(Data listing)
::::

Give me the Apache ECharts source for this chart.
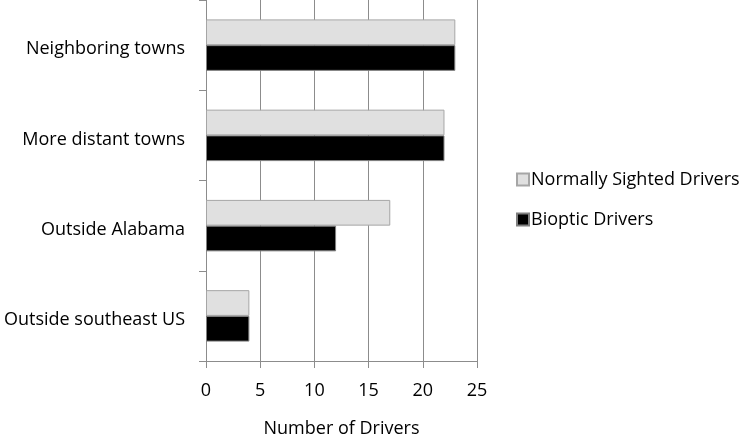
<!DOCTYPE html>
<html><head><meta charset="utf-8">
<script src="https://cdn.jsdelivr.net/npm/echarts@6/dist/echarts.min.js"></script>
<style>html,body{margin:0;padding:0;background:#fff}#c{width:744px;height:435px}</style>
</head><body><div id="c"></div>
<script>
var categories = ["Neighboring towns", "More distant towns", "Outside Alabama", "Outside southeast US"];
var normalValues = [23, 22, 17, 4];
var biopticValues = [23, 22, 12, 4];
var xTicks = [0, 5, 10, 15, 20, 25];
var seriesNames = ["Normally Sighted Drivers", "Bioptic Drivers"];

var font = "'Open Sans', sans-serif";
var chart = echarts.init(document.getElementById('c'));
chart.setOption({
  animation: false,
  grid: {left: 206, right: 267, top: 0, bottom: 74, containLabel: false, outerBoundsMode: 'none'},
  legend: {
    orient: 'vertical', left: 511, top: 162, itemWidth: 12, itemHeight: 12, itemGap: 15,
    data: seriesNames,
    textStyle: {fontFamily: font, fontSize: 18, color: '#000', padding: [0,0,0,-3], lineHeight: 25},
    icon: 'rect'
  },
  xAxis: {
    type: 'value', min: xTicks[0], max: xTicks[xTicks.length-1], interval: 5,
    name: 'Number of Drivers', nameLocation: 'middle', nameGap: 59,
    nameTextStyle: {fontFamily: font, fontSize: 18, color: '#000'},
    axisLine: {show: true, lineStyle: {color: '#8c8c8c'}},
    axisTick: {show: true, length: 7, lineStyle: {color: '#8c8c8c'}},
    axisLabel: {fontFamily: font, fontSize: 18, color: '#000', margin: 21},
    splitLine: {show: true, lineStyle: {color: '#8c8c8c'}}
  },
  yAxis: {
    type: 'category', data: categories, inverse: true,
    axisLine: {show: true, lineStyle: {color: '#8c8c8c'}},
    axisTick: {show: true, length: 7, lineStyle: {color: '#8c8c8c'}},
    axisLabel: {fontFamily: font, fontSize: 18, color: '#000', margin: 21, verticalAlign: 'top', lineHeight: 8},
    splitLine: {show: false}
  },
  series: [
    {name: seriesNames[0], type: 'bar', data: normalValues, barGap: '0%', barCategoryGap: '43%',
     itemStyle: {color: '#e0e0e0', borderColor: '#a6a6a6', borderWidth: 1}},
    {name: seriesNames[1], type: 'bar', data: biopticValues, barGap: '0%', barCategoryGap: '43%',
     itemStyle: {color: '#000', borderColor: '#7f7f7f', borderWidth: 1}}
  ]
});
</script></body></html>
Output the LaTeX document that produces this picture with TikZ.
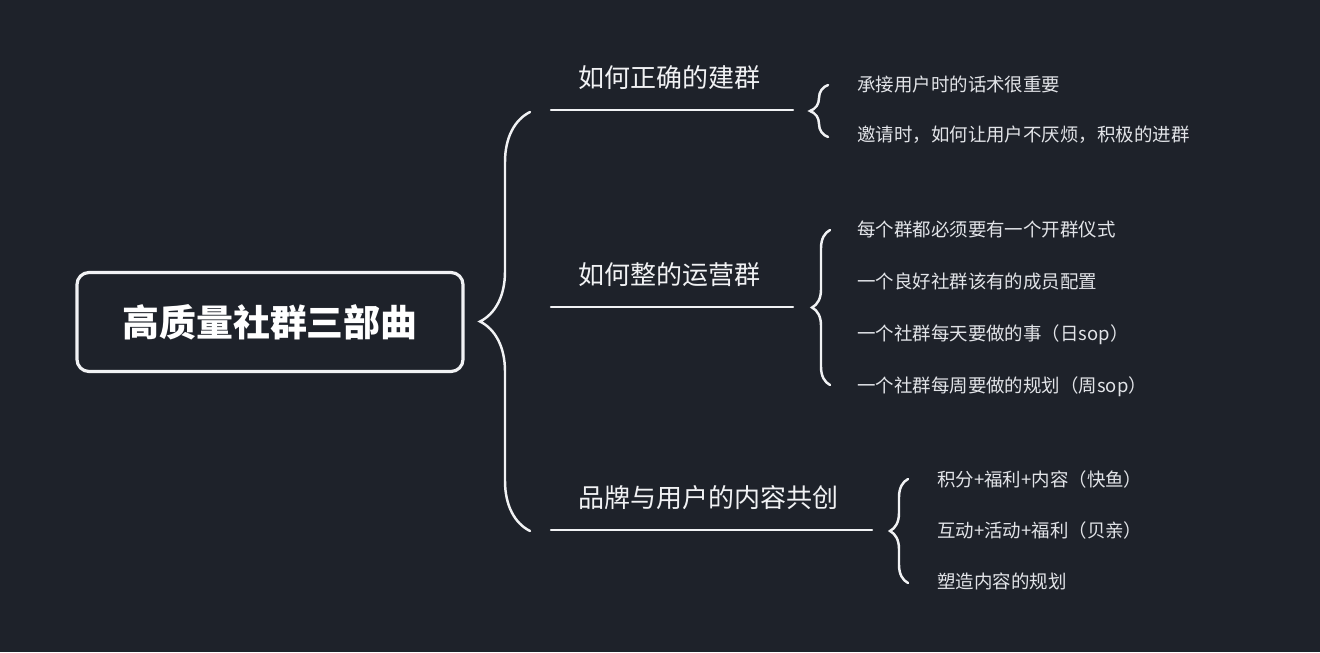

::::

### Prompt:
Reproduce all entries exactly. Pictures do not belong in the copy.

### Result for this exercise:
Give me the Apache ECharts source for this chart.
<!DOCTYPE html>
<html><head><meta charset="utf-8">
<script src="https://cdn.jsdelivr.net/npm/echarts@6/dist/echarts.min.js"></script>
<style>html,body{margin:0;padding:0;background:#fff}#c{width:744px;height:435px}</style>
</head><body><div id="c"></div>
<script>
var categories = ["Neighboring towns", "More distant towns", "Outside Alabama", "Outside southeast US"];
var normalValues = [23, 22, 17, 4];
var biopticValues = [23, 22, 12, 4];
var xTicks = [0, 5, 10, 15, 20, 25];
var seriesNames = ["Normally Sighted Drivers", "Bioptic Drivers"];

var font = "'Open Sans', sans-serif";
var chart = echarts.init(document.getElementById('c'));
chart.setOption({
  animation: false,
  grid: {left: 206, right: 267, top: 0, bottom: 74, containLabel: false, outerBoundsMode: 'none'},
  legend: {
    orient: 'vertical', left: 511, top: 162, itemWidth: 12, itemHeight: 12, itemGap: 15,
    data: seriesNames,
    textStyle: {fontFamily: font, fontSize: 18, color: '#000', padding: [0,0,0,-3], lineHeight: 25},
    icon: 'rect'
  },
  xAxis: {
    type: 'value', min: xTicks[0], max: xTicks[xTicks.length-1], interval: 5,
    name: 'Number of Drivers', nameLocation: 'middle', nameGap: 59,
    nameTextStyle: {fontFamily: font, fontSize: 18, color: '#000'},
    axisLine: {show: true, lineStyle: {color: '#8c8c8c'}},
    axisTick: {show: true, length: 7, lineStyle: {color: '#8c8c8c'}},
    axisLabel: {fontFamily: font, fontSize: 18, color: '#000', margin: 21},
    splitLine: {show: true, lineStyle: {color: '#8c8c8c'}}
  },
  yAxis: {
    type: 'category', data: categories, inverse: true,
    axisLine: {show: true, lineStyle: {color: '#8c8c8c'}},
    axisTick: {show: true, length: 7, lineStyle: {color: '#8c8c8c'}},
    axisLabel: {fontFamily: font, fontSize: 18, color: '#000', margin: 21, verticalAlign: 'top', lineHeight: 8},
    splitLine: {show: false}
  },
  series: [
    {name: seriesNames[0], type: 'bar', data: normalValues, barGap: '0%', barCategoryGap: '43%',
     itemStyle: {color: '#e0e0e0', borderColor: '#a6a6a6', borderWidth: 1}},
    {name: seriesNames[1], type: 'bar', data: biopticValues, barGap: '0%', barCategoryGap: '43%',
     itemStyle: {color: '#000', borderColor: '#7f7f7f', borderWidth: 1}}
  ]
});
</script></body></html>
Output the LaTeX document that produces this picture with TikZ.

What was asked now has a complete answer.